Doesn’t the end of load-shedding mean Ramokgopa’s position is now redundant — or is Old Hog being optimistic?

Personally, it wasn’t personal

Now that the Pipe-Smoking One is back campaigning for the ANC after years of  shunning the party, cadres are falling over themselves to explain how they were “misled” into backing the Nkandla Crooner for the ANC presidency in 2007. This week it was the turn of Fikile Mbalula  who, as president of the ANC Youth League, handed the keys to Luthuli House to uBabakaD&D. At the end of a long speech in praise of Thabo Mbeki, Mbalula in a “personal note” explained that his 2007 opposition to Mbeki’s re-election as ANC president was “not personal” but based on a principle. Which principle?  Since Mbalula went on to hold several key positions in government, Hogarth can safely assume that this was the principle of “I scratch your back, you scratch mine”.

Fear of the truth

Hogarth does not claim to have the best sources on the ANC national executive committee, but even he knew that Mbaks, aka Fearfokall, was spinning yarns at the gathering when he  revealed that  he was among NEC members who opposed the decision to recall Mbeki from office. This though he and his Youth League were the most vocal in intoning “makahhambe ngoku (he must go now)”.

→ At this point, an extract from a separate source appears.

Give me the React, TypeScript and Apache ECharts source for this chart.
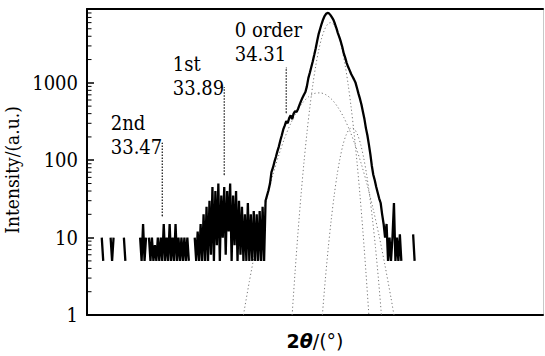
import React, { useEffect, useRef } from "react";
import * as echarts from "echarts";

// Measured XRD intensity, 2θ from 33.00 in steps of 0.01 (null = zero counts)
const thetaStart = 33.0;
const thetaStep = 0.01;
const intensity: (number | null)[] = [
  null, null, null, null, null, null, 10, 5, null, null,
  null, null, 10, 5, 10, null, null, null, null, null,
  null, 10, 5, null, null, null, null, null, null, null,
  null, null, 10, 5, 15, 5, 10, null, 10, 5,
  10, 5, 8, 5, 10, 5, 10, 5, 15, 5,
  10, 5, 15, 5, 10, 5, 15, 5, 10, 5,
  10, 5, 10, 5, 10, 5, null, null, null, 10,
  5, 12, 5, 15, 5, 20, 5, 25, 5, 30,
  6, 45, 5, 40, 8, 50, 5, 35, 10, 45,
  6, 40, 12, 50, 5, 35, 8, 40, 5, 30,
  6, 25, 5, 20, 5, 28, 5, 20, 5, 22,
  5, 20, 5, 22, 5, 25, 5, 30, 35, 41,
  50, 70, 80, 95, 110, 130, 150, 180, 210, 250,
  280, 320, 300, 350, 380, 340, 400, 430, 420, 460,
  520, 580, 640, 700, 760, 900, 1150, 1350, 1600, 1900,
  2300, 2800, 3500, 4300, 5000, 5800, 6600, 7300, 7800, 8000,
  7900, 7500, 7000, 6500, 5800, 5100, 4400, 3900, 3400, 2900,
  2400, 2100, 1800, 1600, 1450, 1300, 1200, 1100, 1000, 850,
  720, 620, 520, 420, 340, 260, 210, 160, 120, 85,
  65, 55, 45, 38, 32, 28, 20, 15, 10, 15,
  5, 10, 5, 10, 28, 5, 10, 5, 11, 5,
  null, null, null, null, null, null, null, 11, 5, null,
  null,
];

// Fitted components
const peakATheta = [
  34.35, 34.37, 34.39, 34.41, 34.43, 34.45, 34.47, 34.49, 34.51, 34.53,
  34.55, 34.57, 34.59, 34.61, 34.63, 34.65, 34.67, 34.69, 34.71, 34.73,
  34.75, 34.77, 34.79, 34.81, 34.83, 34.85, 34.87,
];
const peakAValue = [
  1, 3.6, 11.8, 35, 93, 222, 481, 940, 1656, 2630,
  3776, 4877, 5700, 6000, 5700, 4877, 3776, 2630, 1656, 940,
  481, 222, 93, 35, 11.8, 3.6, 1,
];
const peakBTheta = [
  34.02, 34.06, 34.1, 34.14, 34.18, 34.22, 34.26, 34.3, 34.34, 34.38,
  34.42, 34.46, 34.5, 34.54, 34.58, 34.62, 34.66, 34.7, 34.74, 34.78,
  34.82, 34.86, 34.9, 34.94, 34.98, 35.02, 35.04,
];
const peakBValue = [
  1, 2.7, 6.8, 15.6, 33, 65, 117, 195, 297, 420,
  549, 658, 728, 742, 699, 607, 484, 357, 243, 152,
  88, 47, 23, 10.4, 4.3, 1.66, 1,
];
const peakCTheta = [
  34.555, 34.575, 34.595, 34.615, 34.635, 34.655, 34.675, 34.695, 34.715, 34.735,
  34.755, 34.775, 34.795, 34.815, 34.835, 34.855, 34.875, 34.895, 34.915, 34.935,
  34.955,
];
const peakCValue = [
  1, 2.9, 7.4, 17, 35, 65, 107, 159, 210, 248,
  262, 248, 210, 159, 107, 65, 35, 17, 7.4, 2.9,
  1,
];

// Satellite order markers
const orderNames = ["2nd", "1st", "0 order"];
const orderTheta = [33.47, 33.89, 34.31];
const markerTop = [167, 870, 1560];
const markerBottom = [19, 65, 410];

// Log-axis minor ticks
const minorTickValues = [
  2, 3, 4, 5, 6, 7, 8, 9,
  20, 30, 40, 50, 60, 70, 80, 90,
  200, 300, 400, 500, 600, 700, 800, 900,
  2000, 3000, 4000, 5000, 6000, 7000, 8000, 9000,
];

const yAxisName = "Intensity/(a.u.)";

const X_MIN = 32.96;
const X_MAX = 36.05;
const Y_MIN = 1;
const Y_MAX = 9000;

const labelOffsets: [number, number][] = [
  [-46, -8],
  [-46, -12],
  [-46, -26],
];

const serifC = "DejaVu Serif Condensed";
const sans = "DejaVu Sans";

export default function App() {
  const ref = useRef<HTMLDivElement>(null);

  useEffect(() => {
    if (!ref.current) return;
    const chart = echarts.init(ref.current, undefined, { renderer: "svg" });

    const measured = intensity.map((v, i) => [
      Number((thetaStart + i * thetaStep).toFixed(3)),
      v === null ? "-" : v,
    ]);
    const pairs = (xs: number[], ys: number[]) => xs.map((x, i) => [x, ys[i]]);

    const compStyle = {
      type: "line",
      smooth: 0.3,
      showSymbol: false,
      z: 2,
      silent: true,
      lineStyle: { color: "#777", width: 1, type: [1.2, 2.5] },
    };

    const markerSeries = orderTheta.map((t, k) => ({
      type: "line",
      z: 4,
      silent: true,
      symbol: "circle",
      symbolSize: 1,
      showSymbol: true,
      itemStyle: { color: "#222" },
      lineStyle: { color: "#111", width: 1.2, type: [1.5, 1.5] },
      data: [
        [t, markerBottom[k]],
        {
          value: [t, markerTop[k]],
          label: {
            show: true,
            position: "left",
            align: "left",
            verticalAlign: "middle",
            offset: labelOffsets[k],
            formatter: `${orderNames[k]}\n${t.toFixed(2)}`,
            fontFamily: serifC,
            fontSize: 20,
            lineHeight: 24,
            color: "#000",
          },
        },
      ],
    }));

    const option: any = {
      animation: false,
      backgroundColor: "#fff",
      grid: { left: 87, right: 2, top: 9, bottom: 41, containLabel: false, outerBoundsMode: "none" },
      xAxis: [
        {
          type: "value",
          min: X_MIN,
          max: X_MAX,
          position: "bottom",
          name: "{b|2}{i|θ}{n|/(°)}",
          nameLocation: "middle",
          nameGap: 16,
          nameTextStyle: {
            rich: {
              b: { fontFamily: sans, fontSize: 19, fontWeight: "bold", color: "#000" },
              i: { fontFamily: sans, fontSize: 19, fontWeight: "bold", fontStyle: "italic", color: "#000" },
              n: { fontFamily: sans, fontSize: 19, color: "#000" },
            },
          },
          axisLine: { show: true, onZero: false, lineStyle: { color: "#000", width: 2 } },
          axisTick: { show: false },
          axisLabel: { show: false },
          splitLine: { show: false },
        },
        {
          type: "value",
          min: X_MIN,
          max: X_MAX,
          position: "top",
          axisLine: { show: true, onZero: false, lineStyle: { color: "#000", width: 2 } },
          axisTick: { show: false },
          axisLabel: { show: false },
          splitLine: { show: false },
        },
      ],
      yAxis: [
        {
          type: "log",
          logBase: 10,
          min: Y_MIN,
          max: Y_MAX,
          position: "left",
          name: yAxisName,
          nameLocation: "middle",
          nameGap: 51,
          nameRotate: 90,
          nameTextStyle: { fontFamily: serifC, fontSize: 19, color: "#000", padding: [0, 16, 0, 0] },
          axisLine: { show: true, onZero: false, lineStyle: { color: "#000", width: 2 } },
          axisTick: { show: true, inside: true, length: 7, lineStyle: { color: "#000", width: 1.5 } },
          minorTick: { show: false },
          axisLabel: {
            margin: 9,
            fontFamily: serifC,
            fontSize: 20,
            color: "#000",
            formatter: (v: number) => {
              const l = Math.log10(v);
              return Math.abs(l - Math.round(l)) < 1e-6 ? String(Math.round(v)) : "";
            },
          },
          splitLine: { show: false },
        },
        {
          type: "log",
          logBase: 10,
          min: Y_MIN,
          max: Y_MAX,
          position: "right",
          axisLine: { show: true, onZero: false, lineStyle: { color: "#c8c8c8", width: 1 } },
          axisTick: { show: false },
          axisLabel: { show: false },
          splitLine: { show: false },
        },
      ],
      series: [
        { ...compStyle, name: "peak B", data: pairs(peakBTheta, peakBValue) },
        { ...compStyle, name: "peak A", data: pairs(peakATheta, peakAValue) },
        { ...compStyle, name: "peak C", data: pairs(peakCTheta, peakCValue) },
        {
          type: "line",
          name: "measured",
          z: 3,
          silent: true,
          showSymbol: false,
          connectNulls: false,
          lineStyle: { color: "#000", width: 2.3 },
          data: measured,
        },
        ...markerSeries,
        {
          type: "custom",
          name: "minor ticks",
          silent: true,
          z: 5,
          data: minorTickValues.map((v) => [X_MIN, v]),
          encode: { x: 0, y: 1 },
          renderItem: (params: any, api: any) => {
            const p = api.coord([api.value(0), api.value(1)]);
            return {
              type: "line",
              shape: { x1: p[0], y1: p[1], x2: p[0] + 4.5, y2: p[1] },
              style: { stroke: "#000", lineWidth: 1 },
            };
          },
        },
      ],
    };
    chart.setOption(option);
    return () => chart.dispose();
  }, []);

  return (
    <div
      ref={ref}
      style={{ position: "fixed", left: 0, top: 0, width: 545, height: 356, background: "#fff" }}
    />
  );
}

At this rate, in 2040 Mbalula will be telling us  he never, ever, supported Zuma’s recall in 2018.

Do like smart Alec

At the launch of a new book, a collection of letters the Pipe-Smoking One wrote for the party’s online newsletter, ANC Today, Hogarth was pleasantly surprised to see Alec Erwin, a former minister who left both government and the ANC in protest after Mbeki was unceremoniously removed from office in 2008. With Erwin back dancing with his old comrades, Hogarth’s mind went to one Mosiuoa 'Terror' Lekota, who formed a  veritable political party to fight the ANC for firing his boss, only for his former boss to go and campaign for the very same ANC a  few years later. What  should he do, quietly sneak back like Erwin?